A femoral head fracture is a rare type of hip fracture that involves a break in the rounded portion of the thigh bone (femur) that fits into the hip socket. They are estimated to account for less than 1% of all hip fractures, with two-thirds of those affected being young adults. These injuries are typically sustained during high-impact events, such as car accidents or falls from significant heights.

== Signs and symptoms ==
Typical presenting findings include pain in the groin, along with swelling and bruising around the hip. Patients are generally unable to walk or bear weight on the affected leg. Femoral head fractures also commonly occur in association with posterior hip dislocation. In these cases, the affected leg is usually in a flexed, adducted, and internally rotated position. The affected leg may appear shorter compared to the unaffected leg. Sciatic nerve injury can also occur, especially in cases of fracture with dislocation. This may manifest with absent or diminished reflexes and weakness when bending the knee or moving the foot.

== Diagnosis ==

=== Imaging ===
Plain radiographs of the pelvis taken from the front (AP view) are the initial imaging method of choice for isolated injuries.

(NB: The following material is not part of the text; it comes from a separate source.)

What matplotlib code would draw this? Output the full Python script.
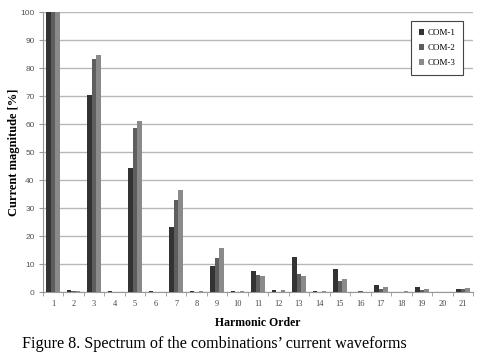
import matplotlib
matplotlib.use("Agg")
import matplotlib.pyplot as plt
import numpy as np

harmonics = [str(i) for i in range(1, 22)]
com1 = [100, 0.8, 70.5, 0.4, 44.3, 0.5, 23.1, 0.5, 9.5, 0.4, 7.5, 0.6, 12.7, 0.4, 8.4, 0.1, 2.4, 0.1, 1.9, 0.1, 1.2]
com2 = [100, 0.5, 83.2, 0.2, 58.7, 0.0, 33.0, 0.1, 12.3, 0.1, 6.3, 0.1, 6.4, 0.2, 4.0, 0.4, 1.3, 0.1, 0.8, 0.1, 1.3]
com3 = [100, 0.3, 84.5, 0.1, 61.2, 0.0, 36.4, 0.4, 15.7, 0.3, 5.8, 0.7, 5.8, 0.4, 4.6, 0.1, 1.8, 0.4, 1.2, 0.1, 1.5]
series = ["COM-1", "COM-2", "COM-3"]
colors = ["#333333", "#5e5e5e", "#8a8a8a"]

fig = plt.figure(figsize=(4.81, 3.55), dpi=100)
ax = fig.add_axes([0.0894, 0.177, 0.894, 0.789])

x = np.arange(len(harmonics))
w = 0.22
for i, (vals, name, c) in enumerate(zip([com1, com2, com3], series, colors)):
    ax.bar(x + (i - 1) * w, vals, width=w, color=c, label=name, zorder=3)

ax.set_xlim(-0.5, len(harmonics) - 0.5)
ax.set_ylim(0, 100)
ax.set_yticks(np.arange(0, 101, 10))
ax.yaxis.grid(True, color="#b8b8b8", linewidth=1.0, zorder=0)
ax.set_axisbelow(True)
for s in ["top", "right"]:
    ax.spines[s].set_visible(False)
ax.spines["left"].set_color("#999999")
ax.spines["bottom"].set_color("#999999")
ax.set_xticks(x)
ax.set_xticklabels(harmonics, fontsize=6, family="Liberation Serif", color="#444444")
ax.tick_params(axis="x", length=0, pad=6)
ax.set_xticks(np.arange(-0.5, len(harmonics), 1), minor=True)
ax.tick_params(axis="x", which="minor", length=3, color="#999999")
ax.tick_params(axis="y", length=3, color="#999999", labelsize=6, labelcolor="#555555", pad=3)
for lab in ax.get_yticklabels():
    lab.set_family("Liberation Sans")

ax.set_ylabel("Current magnitude [%]", family="Liberation Serif", fontweight="bold", fontsize=9)
ax.yaxis.set_label_coords(-0.053, 0.5)
ax.set_xlabel("Harmonic Order", family="Liberation Serif", fontweight="bold", fontsize=8.5, labelpad=6)

leg = ax.legend(loc="upper right", bbox_to_anchor=(0.977, 0.968), prop={"family": "Liberation Serif", "size": 6.5},
                frameon=True, fancybox=False, handlelength=0.6, handleheight=0.6, handletextpad=0.3,
                labelspacing=0.75, borderpad=0.9, borderaxespad=0)
leg.get_frame().set_edgecolor("#444444")
leg.get_frame().set_linewidth(0.8)
leg.get_frame().set_alpha(1)

fig.text(0.046, 0.02, "Figure 8. Spectrum of the combinations\u2019 current waveforms",
         family="Liberation Serif", fontsize=11.6, color="black", ha="left", va="baseline")

fig.savefig("out.png", dpi=100)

Additional views can help identify accompanying injuries, such as acetabular fractures. CT scans are often used in trauma patients with multiple serious injuries or after reduction to further evaluate the hip joint. MRI may be used if there is suspected damage to the cartilage of the hip socket or suspected early osteonecrosis.

=== Classification ===
The Pipkin classification is the most frequently used method to categorize femoral head fractures and is organized as follows:

| Pipkin classification type | Description |
|---|---|
| I | Fracture below the fovea; not involving weight-bearing surface of the head |
| II | Fracture above the fovea; involving weight-bearing surface of the head |
| III | Type I or II fracture with associated femoral neck fracture |
| IV | Type I or II fracture with associated acetabulum fracture |

This classification system helps to guide management and predict outcomes.

== Treatment ==
Initial physical examination should include assessment of circulation and nerve function in the affected leg, particularly in the distribution of the sciatic nerve. In cases with hip dislocation, urgent reduction is required, with earlier intervention being predictive of a better outcome. Definitive management in younger patients may involve surgical options such as open reduction and internal fixation or fragment removal. In contrast, total hip replacement is generally favored in elderly patients.

== Prognosis ==
There are multiple scoring systems used to assess outcomes following recovery, including the Thompson and Epstein outcome score, Merle d'Aubigné and Postel score, and the Oxford Hip Score. Using these scoring systems, good to excellent outcomes are achieved in about two-thirds of cases. However, the association of the injury with pain, joint stiffness, and loss of function contributes to variability in treatment outcomes. Common long-term complications include posttraumatic arthritis, osteonecrosis of the femoral head, and heterotopic ossification.

== Epidemiology ==
Although still uncommon, the incidence of femoral head fractures has increased in recent times. This trend is thought to be the result of two main factors: an increase in motor vehicle accidents and advances in modern vehicle safety, which have increased survival and allowed for more frequent identification of these fractures.